The Swiss Valley Nature Preserve and Nature Center serves as the headquarters for much of the environmental education programming carried out by Conservation Board Staff. The Nature Center has been a popular feature in Northeast Iowa since 1973. The dairy barn turned Nature Center was totally renovated in 2003. Dubuque County Conservation Board added 10,000 square feet of space for educational programs and first-class interpretive displays.
Our professional staff presents programs to over 18,000 students and public each year. We believe strongly in hands-on learning; instead of talking about forests and succession we visit the forest, instead of pictures of frogs we experience the live animal. Through these hands-on methods program participants gain a greater understanding of the importance of conservation and stewardship.
Orphaned wildlife is rarely truly orphaned. Usually mother is hidden nearby watching. Adult mammals have strong odors that are easily detected by predators. Young mammals are naturally protected by not having strong odors that attract predators. Wild mothers will not stay in a nest unless they are actually nursing their offspring. If you discover a nest of young wildlife, leave it alone. They do not need to be “rescued”.
Baby rabbits spend many hours alone in their fur-lined nest with the mother rabbit secretly visiting only to nurse them. She is rarely seen. Rabbit nests that are discovered should be left alone and pets should be kept away from the site. If tiny rabbits handled by humans, the mother rabbit will still return and care for them. Her instinct to care for her young is greater than her fear of human scent. Leave them in the nest or at the nest site if the nest have been destroyed. The mother will move them to a new nest. Be patient. She may wait for darkness to hide her activities.
Deer hide fawns in tall grasses or woodland plants. Fawns may appear to be abandoned but do not be fooled. The doe is nearby watching and she will return. Never remove a fawn from where it is found.
Baby birds are frequently found on the ground, especially as they leave the nest for the first time, an act called fledging. It is natural for fledglings to spend some days on the ground while learning to fly and be independent. The parents feed and care for the young during this critical period. It is important to keep cats and dogs away from the site. A young bird found on the ground can be placed in a nearby bush or tree for safety. If you place it back in the nest, it will only leave again. Birds that are fledglings will be covered with feathers.
Storms often knock baby birds from nests before the birds are ready to fledge. The birds will not be fully feathered. Place the bird back in the nest if you can. Birds have very little sense of smell and parent bird will not detect that a human has handled their young. Parents will return to care for the young. Do not take the bird into your house. If the parents return and cannot find their young, they will assume a predator destroyed them and not return to that nesting site. It is best to let nature take its course. Injured creatures are a link in the natural food chain.

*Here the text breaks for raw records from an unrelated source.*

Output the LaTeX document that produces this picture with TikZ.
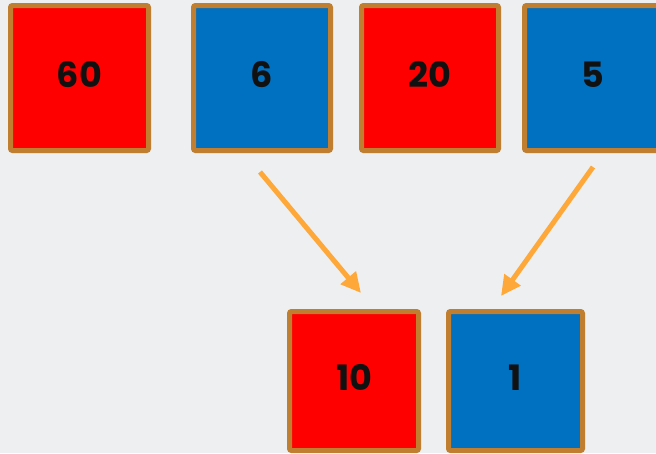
\documentclass[tikz,border=0pt]{standalone}
\usepackage{fontspec}
\setmainfont{Poppins}[BoldFont={* Bold}]
\usetikzlibrary{arrows.meta}
\definecolor{bg}{HTML}{EEEFF1}
\definecolor{redbox}{HTML}{FF0000}
\definecolor{bluebox}{HTML}{0070C0}
\definecolor{rim}{HTML}{C07F30}
\definecolor{arrowc}{HTML}{FFA83A}
\definecolor{ink}{HTML}{111111}
\tikzset{
  tile/.style={draw=rim, line width=5pt, rounded corners=2pt, inner sep=0pt,
    text=ink, font=\fontsize{35}{35}\selectfont\bfseries,
    text height=25pt, text depth=6pt},
  redtile/.style={tile, fill=redbox},
  bluetile/.style={tile, fill=bluebox},
  link/.style={draw=arrowc, line width=5pt, -{Triangle[length=20pt,width=19pt]}}
}
\begin{document}
\begin{tikzpicture}[x=1pt,y=-1pt]
\useasboundingbox (0,0) rectangle (656,453);
\fill[bg] (0,0) rectangle (656,453);
\clip (0,0) rectangle (656,453);
\node[redtile, minimum width=138pt, minimum height=145pt] (n60) at (79.5,78) {60};
\node[bluetile, minimum width=137pt, minimum height=145pt] (n6) at (262,78) {6};
\node[redtile, minimum width=137pt, minimum height=145pt] (n20) at (430,78) {20};
\node[bluetile, minimum width=137pt, minimum height=145pt] (n5) at (593,78) {5};
\node[redtile, minimum width=129pt, minimum height=139pt] (n10) at (354,381) {10};
\node[bluetile, minimum width=134pt, minimum height=139pt] (n1) at (515.5,381) {1};
\coordinate (s1) at (260,172);
\coordinate (t1) at (361,293);
\coordinate (s2) at (593,167);
\coordinate (t2) at (501,296);
\draw[link] (s1) -- (t1);
\draw[link] (s2) -- (t2);
\end{tikzpicture}
\end{document}
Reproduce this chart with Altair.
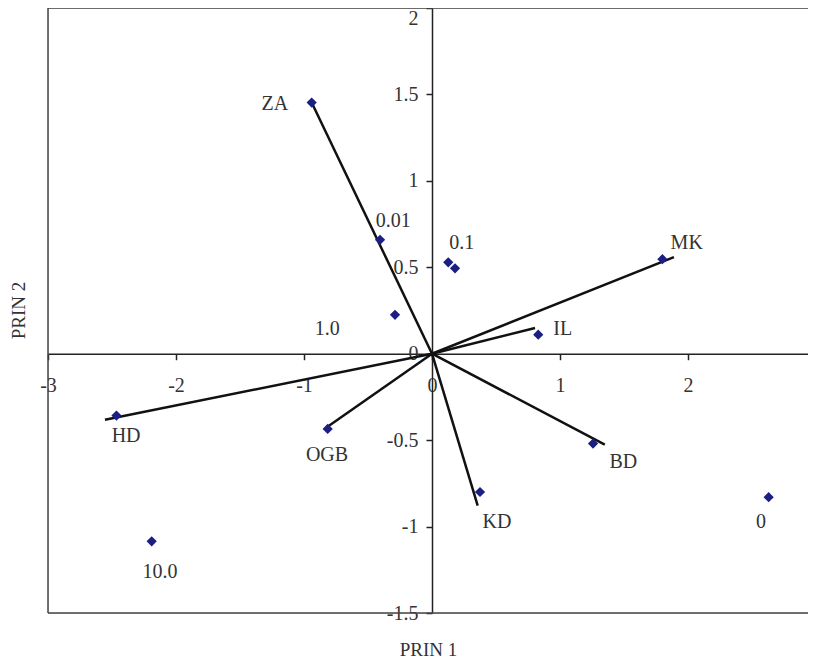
import altair as alt
import pandas as pd

# ---- data ----
point_names = ["ZA", "0.01", "1.0", "0.1", "0.1", "MK", "IL", "HD", "OGB", "BD", "KD", "10.0", "0"]
point_x = [-0.94, -0.406, -0.289, 0.127, 0.18, 1.80, 0.83, -2.465, -0.815, 1.258, 0.375, -2.19, 2.63]
point_y = [1.453, 0.659, 0.225, 0.529, 0.494, 0.547, 0.110, -0.358, -0.435, -0.52, -0.80, -1.085, -0.83]

vector_names = ["ZA", "MK", "IL", "HD", "OGB", "BD", "KD"]
vector_x = [-0.94, 1.89, 0.805, -2.555, -0.83, 1.35, 0.357]
vector_y = [1.453, 0.559, 0.149, -0.382, -0.43, -0.526, -0.879]

label_text = ["ZA", "0.01", "1.0", "0.1", "MK", "IL", "HD", "OGB", "BD", "KD", "10.0", "0"]
label_x = [-1.227, -0.302, -0.818, 0.232, 1.99, 1.021, -2.39, -0.82, 1.495, 0.508, -2.125, 2.57]
label_y = [1.445, 0.77, 0.143, 0.643, 0.64, 0.143, -0.478, -0.584, -0.626, -0.971, -1.264, -0.975]

x_ticks = [-3, -2, -1, 0, 1, 2]
x_tick_labels = ["-3", "-2", "-1", "0", "1", "2"]
y_ticks = [-1.5, -1, -0.5, 0, 0.5, 1, 1.5, 2]
y_tick_labels = ["-1.5", "-1", "-0.5", "0", "0.5", "1", "1.5", "2"]

# the reference is cropped just short of x = 3 on the right
x_domain = [-3, 2.9375]
y_domain = [-1.5, 2]

# ---- layout ----
W, H = 760, 605
FONT = "Liberation Serif"
TXT = "#333333"

x_off = -H * (0 - y_domain[0]) / (y_domain[1] - y_domain[0])
y_off = -W * (0 - x_domain[0]) / (x_domain[1] - x_domain[0])


def label_expr(vals, labs):
    pairs = ", ".join(f"'{v}': '{l}'" for v, l in zip(vals, labs))
    return "{" + pairs + "}[datum.value]"


x_axis = alt.Axis(
    values=x_ticks, labelExpr=label_expr(x_ticks, x_tick_labels), grid=False,
    offset=x_off, domainColor="#222", domainWidth=1.5, tickColor="#222",
    tickWidth=1.5, tickSize=6, labelPadding=16, labelFont=FONT, labelFontSize=20,
    labelColor=TXT, labelFlush=False, labelOverlap=False,
    title="PRIN 1", titleFont=FONT, titleFontSize=19, titleFontWeight="normal",
    titleColor=TXT, titleY=296, titleBaseline="middle",
)
y_axis = alt.Axis(
    values=y_ticks, labelExpr=label_expr(y_ticks, y_tick_labels), grid=False,
    offset=y_off, domainColor="#222", domainWidth=1.5, tickColor="#222",
    tickWidth=1.5, tickSize=6, labelPadding=8, labelFont=FONT, labelFontSize=20,
    labelColor=TXT, labelFlush=False, labelOverlap=False,
    labelBaseline={"condition": {"test": f"datum.value == {y_domain[1]}", "value": "top"},
                   "value": "middle"},
    title="PRIN 2", titleFont=FONT, titleFontSize=19, titleFontWeight="normal",
    titleColor=TXT, titleX=-414, titleY=302, titleBaseline="middle", titleAngle=-90,
)

xs = alt.Scale(domain=x_domain, nice=False, zero=False)
ys = alt.Scale(domain=y_domain, nice=False, zero=False)


def X(f):
    return alt.X(f, type="quantitative", scale=xs, axis=x_axis)


def Y(f):
    return alt.Y(f, type="quantitative", scale=ys, axis=y_axis)


pts = pd.DataFrame({"name": point_names, "px": point_x, "py": point_y})
vec = pd.DataFrame({"name": vector_names, "vx": vector_x, "vy": vector_y,
                    "ox": [0.0] * len(vector_names), "oy": [0.0] * len(vector_names)})
lab = pd.DataFrame({"text": label_text, "lx": label_x, "ly": label_y})

# plot frame (left, top, bottom edges of the domain)
frame = pd.DataFrame({
    "fx": [x_domain[0], x_domain[0], x_domain[0]],
    "fy": [y_domain[0], y_domain[1], y_domain[0]],
    "fx2": [x_domain[0], x_domain[1], x_domain[1]],
    "fy2": [y_domain[1], y_domain[1], y_domain[0]],
})

frame_rules = alt.Chart(frame).mark_rule(color="#444", strokeWidth=1.5).encode(
    x=X("fx"), y=Y("fy"), x2="fx2", y2="fy2"
)
rules = alt.Chart(vec).mark_rule(color="#111", strokeWidth=2.5).encode(
    x=X("ox"), y=Y("oy"), x2="vx", y2="vy"
)
points = alt.Chart(pts).mark_point(
    shape="diamond", filled=True, size=105, color="#1b1f84", opacity=1
).encode(x=X("px"), y=Y("py"))
labels = alt.Chart(lab).mark_text(
    font=FONT, fontSize=20, color=TXT, align="center", baseline="middle"
).encode(x=X("lx"), y=Y("ly"), text="text")

chart = alt.layer(frame_rules, rules, points, labels).properties(
    width=W, height=H,
    autosize=alt.AutoSizeParams(type="none"),
    padding={"left": 40, "top": 0, "right": 0, "bottom": 46},
).configure_view(strokeWidth=0).configure(background="white")

chart.save("out.html", embed_options={"renderer": "svg", "actions": False})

All wild baby birds, mammals and reptiles are difficult to care for. Wild animals and birds never make good pets. They often carry diseases you can contract. A license from the state Department of Natural Resources is required to care for injured animals or birds. Wildlife rehabilitators are trained and licensed to care for injured or truly orphaned wildlife. It is illegal to have a wild bird, mammal or reptile as a pet unless you have a state license to do so.